I'm also using my own branch of NekRS which is based on our latest release, v23. Let me know if you need any further information.

yslan avatar Oct 23 '23 00:10 yslan

@yslan thanks for the info! I'm shocked there is an ascent module on Frontier. Unfortunately, ascent/0.8.0 will not have HIP/GPU support, but ascent/0.9.0 does, though that version is missing some key performance fixes.

nicolemarsaglia avatar Oct 24 '23 20:10 nicolemarsaglia

ascent/0.8.0 will not have HIP/GPU support

Hmm.... I have been running NekRS + Ascent on Frontier up to 75 Frontier nodes, and it runs pretty well.

NekRS is running on GPU for sure and I found from our interface that we pass the GPU pointer to Ascent. I have hard time believing it can get the data if Ascent is running on the host.

Need @mvictoras for double checking what is actually happening.

On the other hand, do you happen to know which version of Ascent is in that module? I can find the path to the installed location but I can't find the source code.

/sw/frontier/spack-envs/base/opt/cray-sles15-zen3/gcc-12.2.0/ascent-0.8.0-6j27g2kx4a3zpg5ojh27ffhqsuurodzy/

yslan avatar Oct 24 '23 21:10 yslan

@yslan those are facility builds created with spack, so I think spack source stage is probably gone.

CUDA vs HIP runtimes are different with respect GPU vs host access pitfalls.

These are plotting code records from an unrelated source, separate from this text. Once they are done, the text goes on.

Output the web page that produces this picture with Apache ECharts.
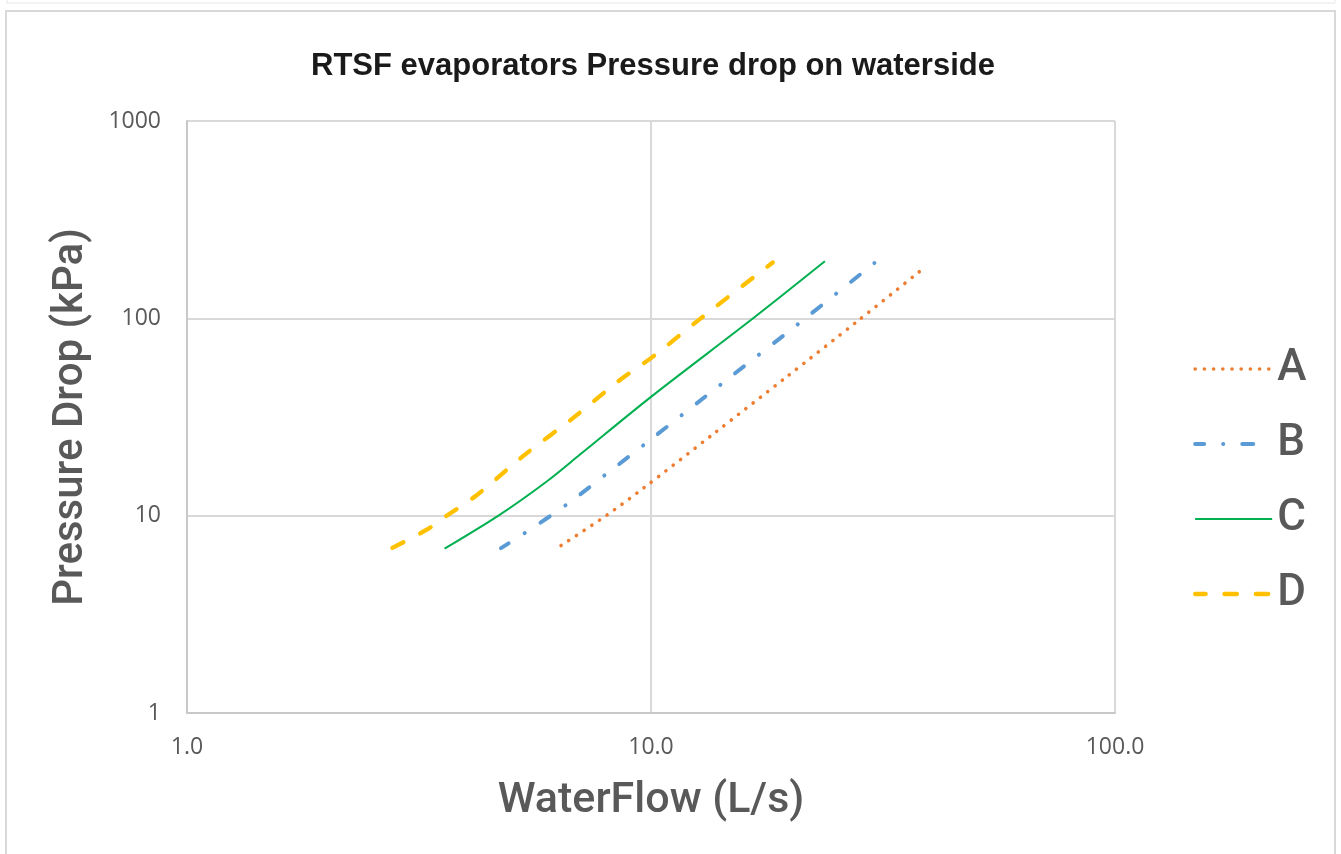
<!DOCTYPE html>
<html>
<head>
<meta charset="utf-8">
<title>RTSF evaporators Pressure drop on waterside</title>
<script src="https://cdn.jsdelivr.net/npm/echarts@6/dist/echarts.min.js"></script>
<style>
  html, body { margin: 0; padding: 0; background: #fff; }
  #chart { width: 1341px; height: 854px; }
</style>
</head>
<body>
<div id="chart"></div>
<script>
// values (flow in L/s, pressure drop in kPa)
const seriesNames = ['A', 'B', 'C', 'D'];

const flowA = [6.4, 8.0, 9.6, 13.7, 19.6, 27.9, 38.3];
const dropA = [7.06, 10, 13.7, 26.2, 50.5, 97, 176];

const flowB = [4.75, 5.43, 6.62, 8.02, 9.71, 14.2, 20.8, 30.3];
const dropB = [6.85, 8.37, 11.5, 16.3, 23.1, 46.6, 94, 190.6];

const flowC = [3.59, 4.69, 5.96, 7.03, 10, 16.6, 23.7];
const dropC = [6.8, 10, 14.9, 20.4, 40, 100, 194.5];

const flowD = [2.77, 3.28, 3.63, 4.21, 5.35, 6.8, 8.57, 10.08, 12.8, 18.3];
const dropD = [6.87, 8.47, 10, 12.7, 20.4, 31.3, 48.7, 63.8, 100, 192];

const pair = (xs, ys) => xs.map((x, i) => [x, ys[i]]);

const grey = '#595959';
const gridColor = '#d9d9d9';

const chart = echarts.init(document.getElementById('chart'));

const option = {
  animation: false,
  backgroundColor: '#fff',
  title: {
    text: 'RTSF evaporators Pressure drop on waterside',
    left: 306,
    top: 46,
    textStyle: {
      fontFamily: 'Liberation Sans',
      fontWeight: 'bold',
      fontSize: 31,
      color: '#1a1a1a'
    }
  },
  grid: {
    left: 187,
    right: 226,
    top: 121,
    bottom: 141
  },
  legend: {
    data: seriesNames,
    orient: 'vertical',
    left: 1193,
    top: 346,
    padding: 0,
    itemWidth: 77,
    itemHeight: 14,
    itemGap: 29,
    itemStyle: { opacity: 0 },
    lineStyle: { width: 'inherit' },
    textStyle: {
      fontFamily: 'Roboto',
      fontWeight: 500,
      fontSize: 44,
      lineHeight: 46,
      color: grey
    }
  },
  xAxis: {
    type: 'log',
    logBase: 10,
    min: 1,
    max: 100,
    name: 'WaterFlow (L/s)',
    nameLocation: 'middle',
    nameGap: 67,
    nameTextStyle: {
      fontFamily: 'Roboto',
      fontWeight: 500,
      fontSize: 43,
      color: grey
    },
    axisLine: { lineStyle: { color: '#c8c8c8', width: 2 } },
    axisTick: { show: false },
    axisLabel: {
      margin: 23,
      fontFamily: 'Open Sans',
      fontSize: 23,
      color: grey,
      formatter: v => v.toFixed(1)
    },
    splitLine: { show: true, lineStyle: { color: gridColor, width: 2 } },
    minorSplitLine: { show: false }
  },
  yAxis: {
    type: 'log',
    logBase: 10,
    min: 1,
    max: 1000,
    name: 'Pressure Drop (kPa)',
    nameLocation: 'middle',
    nameGap: 95,
    nameTextStyle: {
      fontFamily: 'Roboto',
      fontWeight: 500,
      fontSize: 42,
      color: grey
    },
    axisLine: { show: true, lineStyle: { color: '#c8c8c8', width: 2 } },
    axisTick: { show: false },
    axisLabel: {
      margin: 26,
      fontFamily: 'Open Sans',
      fontSize: 23,
      color: grey,
      formatter: v => String(Math.round(v))
    },
    splitLine: { show: true, lineStyle: { color: gridColor, width: 2 } }
  },
  graphic: [
    {
      type: 'rect',
      silent: true,
      shape: { x: 7, y: -20, width: 1328, height: 23 },
      style: { fill: 'none', stroke: '#e6e6e6', lineWidth: 1 }
    },
    {
      type: 'rect',
      silent: true,
      shape: { x: 6, y: 11, width: 1329, height: 870 },
      style: { fill: 'none', stroke: '#d9d9d9', lineWidth: 2 }
    }
  ],
  series: [
    {
      name: 'A',
      type: 'line',
      data: pair(flowA, dropA),
      symbol: 'none',
      smooth: 0.3,
      lineStyle: { color: '#ED7D31', width: 3.6, type: [0.1, 9.1], cap: 'round' },
      itemStyle: { color: '#ED7D31' }
    },
    {
      name: 'B',
      type: 'line',
      data: pair(flowB, dropB),
      symbol: 'none',
      smooth: 0.3,
      lineStyle: { color: '#5B9BD5', width: 4, type: [11, 19, 0.1, 19], dashOffset: 2, cap: 'round' },
      itemStyle: { color: '#5B9BD5' }
    },
    {
      name: 'C',
      type: 'line',
      data: pair(flowC, dropC),
      symbol: 'none',
      smooth: 0.3,
      lineStyle: { color: '#00B050', width: 2 },
      itemStyle: { color: '#00B050' }
    },
    {
      name: 'D',
      type: 'line',
      data: pair(flowD, dropD),
      symbol: 'none',
      smooth: 0.3,
      lineStyle: { color: '#FFC000', width: 4.3, type: [12.5, 18.8], cap: 'round' },
      itemStyle: { color: '#FFC000' }
    }
  ]
};

chart.setOption(option);
</script>
</body>
</html>
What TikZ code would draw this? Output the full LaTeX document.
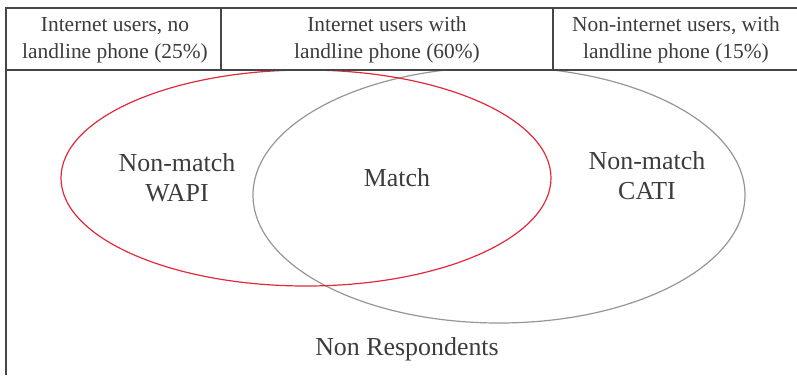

You could confirm by running a profiler to look at GPU work.

Note: We have only been using build_ascent for HIP builds. We want to have spack support for HIP, but it was changing so rapidly we had to have a stable way to build for Frontier.

cyrush avatar Oct 24 '23 21:10 cyrush

It looks like the one I was using is rendered with OpenMP Offload. Screenshot-20231026022833-1633x770

yslan avatar Oct 27 '23 18:10 yslan

I see - I think it is using OpenMP on the CPU not GPU. GPU build should improve performance.

cyrush avatar Oct 30 '23 16:10 cyrush

I think it is using OpenMP on the CPU not GPU.

Is there anyway to confirm this? On my end, I will try to setup timer and build our own benchmark.

GPU build should improve performance

For HIP, Camp's build system seems to only support LLVM right now and we need GNU.

We only sent a GPU pointer to Ascent. Does OpenMP manage to use that to automatically run on CPU?

yslan avatar Oct 30 '23 16:10 yslan